** Start SUPPLIED RECORDS **

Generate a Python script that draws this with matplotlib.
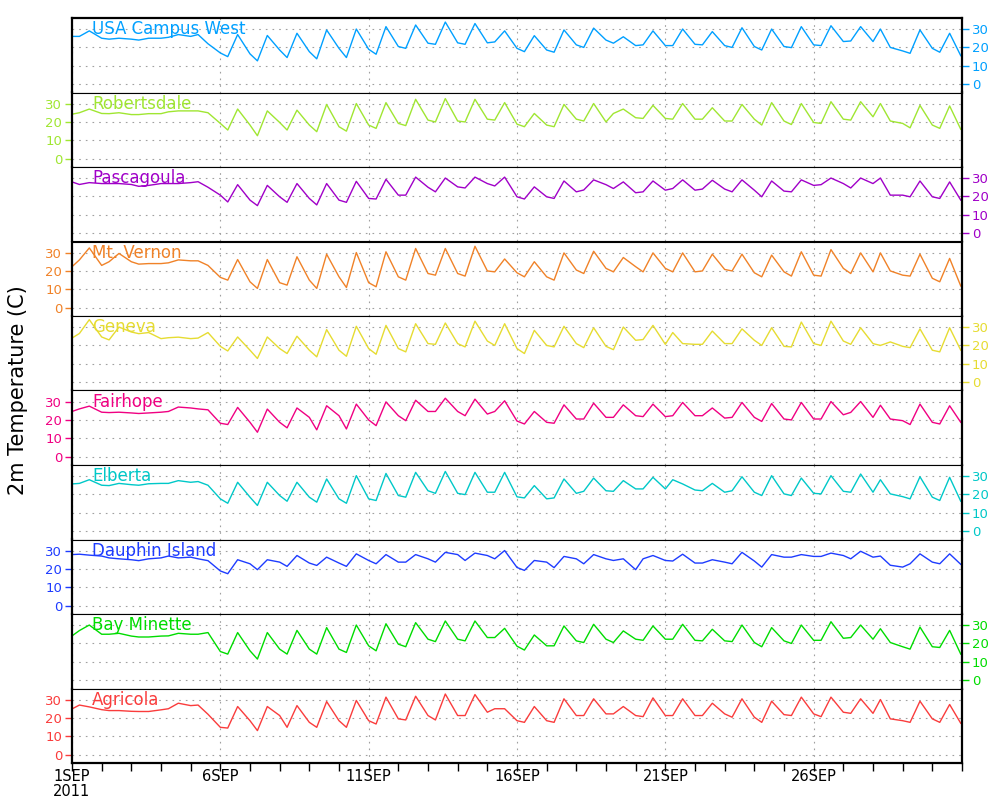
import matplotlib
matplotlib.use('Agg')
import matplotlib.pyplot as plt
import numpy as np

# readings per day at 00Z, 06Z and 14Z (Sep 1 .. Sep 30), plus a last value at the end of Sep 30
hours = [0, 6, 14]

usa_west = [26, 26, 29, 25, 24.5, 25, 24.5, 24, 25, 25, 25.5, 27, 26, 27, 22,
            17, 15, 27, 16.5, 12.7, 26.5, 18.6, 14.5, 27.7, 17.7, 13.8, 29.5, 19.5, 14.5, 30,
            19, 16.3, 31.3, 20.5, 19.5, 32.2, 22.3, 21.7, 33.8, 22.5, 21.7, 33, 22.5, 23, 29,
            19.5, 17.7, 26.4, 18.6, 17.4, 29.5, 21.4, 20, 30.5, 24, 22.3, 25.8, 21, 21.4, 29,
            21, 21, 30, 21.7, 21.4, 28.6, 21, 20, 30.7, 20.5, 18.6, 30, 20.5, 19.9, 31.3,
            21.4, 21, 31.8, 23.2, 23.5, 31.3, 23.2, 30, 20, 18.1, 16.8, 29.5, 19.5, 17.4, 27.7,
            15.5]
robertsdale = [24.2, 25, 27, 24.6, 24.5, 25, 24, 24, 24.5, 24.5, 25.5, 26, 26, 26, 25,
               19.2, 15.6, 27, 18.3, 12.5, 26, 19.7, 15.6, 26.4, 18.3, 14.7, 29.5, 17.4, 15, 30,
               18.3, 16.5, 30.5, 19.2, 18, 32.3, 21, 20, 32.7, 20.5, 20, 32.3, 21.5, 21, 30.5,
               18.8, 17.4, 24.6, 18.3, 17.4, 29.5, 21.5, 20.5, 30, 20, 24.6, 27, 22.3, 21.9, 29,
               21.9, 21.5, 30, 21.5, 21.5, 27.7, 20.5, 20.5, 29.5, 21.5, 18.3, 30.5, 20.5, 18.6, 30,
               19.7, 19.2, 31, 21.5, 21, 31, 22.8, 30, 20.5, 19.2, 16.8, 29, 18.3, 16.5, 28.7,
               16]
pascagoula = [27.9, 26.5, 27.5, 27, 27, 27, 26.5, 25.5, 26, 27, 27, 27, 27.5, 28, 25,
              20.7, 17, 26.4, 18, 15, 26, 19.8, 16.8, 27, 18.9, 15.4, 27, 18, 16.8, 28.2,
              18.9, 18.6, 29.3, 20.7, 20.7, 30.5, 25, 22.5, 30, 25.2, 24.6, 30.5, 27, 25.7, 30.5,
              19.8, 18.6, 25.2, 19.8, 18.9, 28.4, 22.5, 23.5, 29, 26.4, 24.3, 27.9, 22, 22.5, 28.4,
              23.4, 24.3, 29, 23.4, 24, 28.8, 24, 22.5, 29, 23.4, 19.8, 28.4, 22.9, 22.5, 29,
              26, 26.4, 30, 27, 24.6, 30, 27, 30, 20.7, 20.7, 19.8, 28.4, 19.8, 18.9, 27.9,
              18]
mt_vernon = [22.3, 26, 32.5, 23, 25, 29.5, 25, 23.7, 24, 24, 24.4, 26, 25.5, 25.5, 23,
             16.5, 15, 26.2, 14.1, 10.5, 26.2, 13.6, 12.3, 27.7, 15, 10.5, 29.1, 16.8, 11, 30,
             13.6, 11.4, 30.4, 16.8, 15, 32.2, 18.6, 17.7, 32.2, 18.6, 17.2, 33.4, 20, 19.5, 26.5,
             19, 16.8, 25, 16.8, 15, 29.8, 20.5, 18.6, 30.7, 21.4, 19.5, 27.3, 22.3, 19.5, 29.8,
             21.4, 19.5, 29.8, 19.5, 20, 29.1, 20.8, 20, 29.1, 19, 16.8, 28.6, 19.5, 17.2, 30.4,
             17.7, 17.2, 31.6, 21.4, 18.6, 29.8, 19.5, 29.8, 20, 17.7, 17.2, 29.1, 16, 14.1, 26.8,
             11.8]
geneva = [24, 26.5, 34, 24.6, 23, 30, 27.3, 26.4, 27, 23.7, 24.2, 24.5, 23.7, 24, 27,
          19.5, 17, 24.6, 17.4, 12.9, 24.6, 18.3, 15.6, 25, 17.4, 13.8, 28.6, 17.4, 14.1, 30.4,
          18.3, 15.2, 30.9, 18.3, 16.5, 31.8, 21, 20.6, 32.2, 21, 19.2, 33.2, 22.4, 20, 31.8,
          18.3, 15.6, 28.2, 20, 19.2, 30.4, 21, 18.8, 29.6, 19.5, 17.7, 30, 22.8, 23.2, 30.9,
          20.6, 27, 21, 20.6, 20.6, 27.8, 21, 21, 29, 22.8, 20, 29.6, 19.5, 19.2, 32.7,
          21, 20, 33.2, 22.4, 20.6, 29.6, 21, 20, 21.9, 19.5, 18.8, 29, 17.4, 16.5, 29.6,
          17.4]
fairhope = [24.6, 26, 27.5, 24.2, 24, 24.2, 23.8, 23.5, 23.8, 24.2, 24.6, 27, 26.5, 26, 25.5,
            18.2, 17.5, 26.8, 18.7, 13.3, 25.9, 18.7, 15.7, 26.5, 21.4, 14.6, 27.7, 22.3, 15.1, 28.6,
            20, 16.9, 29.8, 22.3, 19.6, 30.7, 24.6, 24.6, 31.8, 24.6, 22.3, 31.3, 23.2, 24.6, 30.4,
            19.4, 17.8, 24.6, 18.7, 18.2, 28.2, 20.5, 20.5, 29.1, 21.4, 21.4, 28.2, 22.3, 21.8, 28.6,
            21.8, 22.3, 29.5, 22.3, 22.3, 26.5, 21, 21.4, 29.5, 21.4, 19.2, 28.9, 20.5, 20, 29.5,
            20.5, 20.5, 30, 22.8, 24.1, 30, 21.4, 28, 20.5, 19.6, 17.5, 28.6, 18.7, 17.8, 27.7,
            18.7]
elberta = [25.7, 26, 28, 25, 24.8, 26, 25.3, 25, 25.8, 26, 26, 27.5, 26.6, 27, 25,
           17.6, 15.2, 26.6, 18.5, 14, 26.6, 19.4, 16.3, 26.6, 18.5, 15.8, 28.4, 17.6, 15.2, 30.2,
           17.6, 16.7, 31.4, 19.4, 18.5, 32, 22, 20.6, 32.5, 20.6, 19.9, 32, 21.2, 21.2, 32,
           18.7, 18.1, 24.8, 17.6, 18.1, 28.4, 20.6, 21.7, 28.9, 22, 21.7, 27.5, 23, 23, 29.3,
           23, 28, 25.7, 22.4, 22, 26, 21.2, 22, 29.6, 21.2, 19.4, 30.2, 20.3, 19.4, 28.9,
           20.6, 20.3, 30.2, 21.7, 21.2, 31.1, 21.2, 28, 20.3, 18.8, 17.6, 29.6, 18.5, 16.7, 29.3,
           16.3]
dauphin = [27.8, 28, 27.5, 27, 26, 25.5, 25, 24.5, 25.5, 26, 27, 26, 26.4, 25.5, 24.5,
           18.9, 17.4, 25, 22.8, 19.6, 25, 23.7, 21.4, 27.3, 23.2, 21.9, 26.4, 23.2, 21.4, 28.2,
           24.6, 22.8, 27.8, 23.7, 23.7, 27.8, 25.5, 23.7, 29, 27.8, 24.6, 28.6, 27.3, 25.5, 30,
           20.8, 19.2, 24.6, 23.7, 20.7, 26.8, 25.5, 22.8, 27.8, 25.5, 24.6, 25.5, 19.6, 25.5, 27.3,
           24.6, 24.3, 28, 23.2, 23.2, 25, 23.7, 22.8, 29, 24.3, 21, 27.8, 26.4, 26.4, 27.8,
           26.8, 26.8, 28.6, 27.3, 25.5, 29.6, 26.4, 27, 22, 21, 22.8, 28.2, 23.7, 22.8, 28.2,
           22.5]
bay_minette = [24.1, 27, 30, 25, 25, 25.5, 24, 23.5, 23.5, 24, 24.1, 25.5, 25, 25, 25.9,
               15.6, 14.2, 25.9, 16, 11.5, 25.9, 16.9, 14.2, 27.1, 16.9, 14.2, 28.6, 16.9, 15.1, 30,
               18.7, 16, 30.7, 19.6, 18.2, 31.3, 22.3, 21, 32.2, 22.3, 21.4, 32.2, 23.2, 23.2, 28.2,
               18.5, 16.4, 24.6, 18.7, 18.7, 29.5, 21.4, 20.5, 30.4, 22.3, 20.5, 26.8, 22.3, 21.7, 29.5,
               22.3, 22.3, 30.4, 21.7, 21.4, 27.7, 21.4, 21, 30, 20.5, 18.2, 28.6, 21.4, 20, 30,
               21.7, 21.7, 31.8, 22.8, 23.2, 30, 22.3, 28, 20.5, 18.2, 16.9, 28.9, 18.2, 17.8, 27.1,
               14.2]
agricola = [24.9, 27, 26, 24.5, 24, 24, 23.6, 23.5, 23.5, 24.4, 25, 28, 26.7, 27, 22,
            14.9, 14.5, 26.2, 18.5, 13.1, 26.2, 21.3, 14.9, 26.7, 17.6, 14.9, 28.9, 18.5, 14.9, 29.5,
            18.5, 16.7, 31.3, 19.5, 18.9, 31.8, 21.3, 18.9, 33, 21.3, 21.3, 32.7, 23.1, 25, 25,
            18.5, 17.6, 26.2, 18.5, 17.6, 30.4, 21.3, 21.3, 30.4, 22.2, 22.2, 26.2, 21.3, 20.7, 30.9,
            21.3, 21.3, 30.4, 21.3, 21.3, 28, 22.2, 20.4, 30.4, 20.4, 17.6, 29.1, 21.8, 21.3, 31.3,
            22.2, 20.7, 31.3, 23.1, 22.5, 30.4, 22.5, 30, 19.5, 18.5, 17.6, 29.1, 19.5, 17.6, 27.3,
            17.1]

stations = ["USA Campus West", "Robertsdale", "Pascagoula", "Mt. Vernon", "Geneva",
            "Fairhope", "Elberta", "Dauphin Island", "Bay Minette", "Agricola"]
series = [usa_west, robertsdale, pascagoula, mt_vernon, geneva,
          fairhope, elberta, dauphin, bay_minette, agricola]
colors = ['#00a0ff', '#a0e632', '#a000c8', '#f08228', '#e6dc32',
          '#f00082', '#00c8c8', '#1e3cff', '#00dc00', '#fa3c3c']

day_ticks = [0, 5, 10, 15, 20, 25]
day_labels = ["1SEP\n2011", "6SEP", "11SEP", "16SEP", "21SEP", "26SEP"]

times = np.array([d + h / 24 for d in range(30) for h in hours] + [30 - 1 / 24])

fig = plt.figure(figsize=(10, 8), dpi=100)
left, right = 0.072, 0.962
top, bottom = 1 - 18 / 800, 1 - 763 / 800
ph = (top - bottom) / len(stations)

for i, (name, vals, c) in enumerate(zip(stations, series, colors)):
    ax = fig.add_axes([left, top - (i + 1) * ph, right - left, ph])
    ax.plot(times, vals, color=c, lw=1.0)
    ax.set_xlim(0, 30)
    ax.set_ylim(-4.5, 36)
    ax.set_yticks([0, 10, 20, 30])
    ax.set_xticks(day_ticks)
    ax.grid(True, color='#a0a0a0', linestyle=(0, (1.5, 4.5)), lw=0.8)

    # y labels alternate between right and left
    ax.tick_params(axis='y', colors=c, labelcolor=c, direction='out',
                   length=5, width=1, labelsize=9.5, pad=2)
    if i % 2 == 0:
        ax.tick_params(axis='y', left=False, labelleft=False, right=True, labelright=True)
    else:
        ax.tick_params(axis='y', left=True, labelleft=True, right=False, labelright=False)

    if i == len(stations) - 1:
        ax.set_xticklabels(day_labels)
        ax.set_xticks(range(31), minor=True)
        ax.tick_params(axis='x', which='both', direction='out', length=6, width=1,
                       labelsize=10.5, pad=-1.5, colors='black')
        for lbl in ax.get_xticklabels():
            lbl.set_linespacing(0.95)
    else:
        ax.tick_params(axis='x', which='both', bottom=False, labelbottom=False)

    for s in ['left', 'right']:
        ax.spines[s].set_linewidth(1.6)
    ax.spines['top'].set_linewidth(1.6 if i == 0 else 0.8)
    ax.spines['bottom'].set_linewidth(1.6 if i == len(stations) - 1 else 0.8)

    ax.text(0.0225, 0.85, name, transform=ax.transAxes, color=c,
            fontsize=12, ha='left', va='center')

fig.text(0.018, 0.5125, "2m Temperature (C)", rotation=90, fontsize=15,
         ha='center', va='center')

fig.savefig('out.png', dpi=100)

** End SUPPLIED RECORDS **
** Start SUPPLIED RECORDS **

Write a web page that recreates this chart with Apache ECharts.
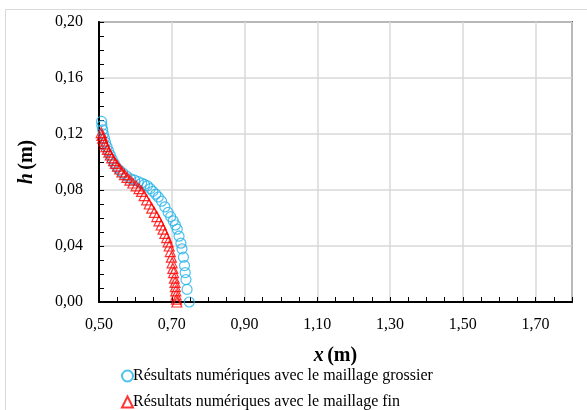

** End SUPPLIED RECORDS **

* _TASK BRIEF_
Starting at the line containing "Generate a Python" and stopping after the line containing "hours = [0, 6, 14]", give the lines again exactly and leave out every image.

* _RESULT_
Generate a Python script that draws this with matplotlib.
import matplotlib
matplotlib.use('Agg')
import matplotlib.pyplot as plt
import numpy as np

# readings per day at 00Z, 06Z and 14Z (Sep 1 .. Sep 30), plus a last value at the end of Sep 30
hours = [0, 6, 14]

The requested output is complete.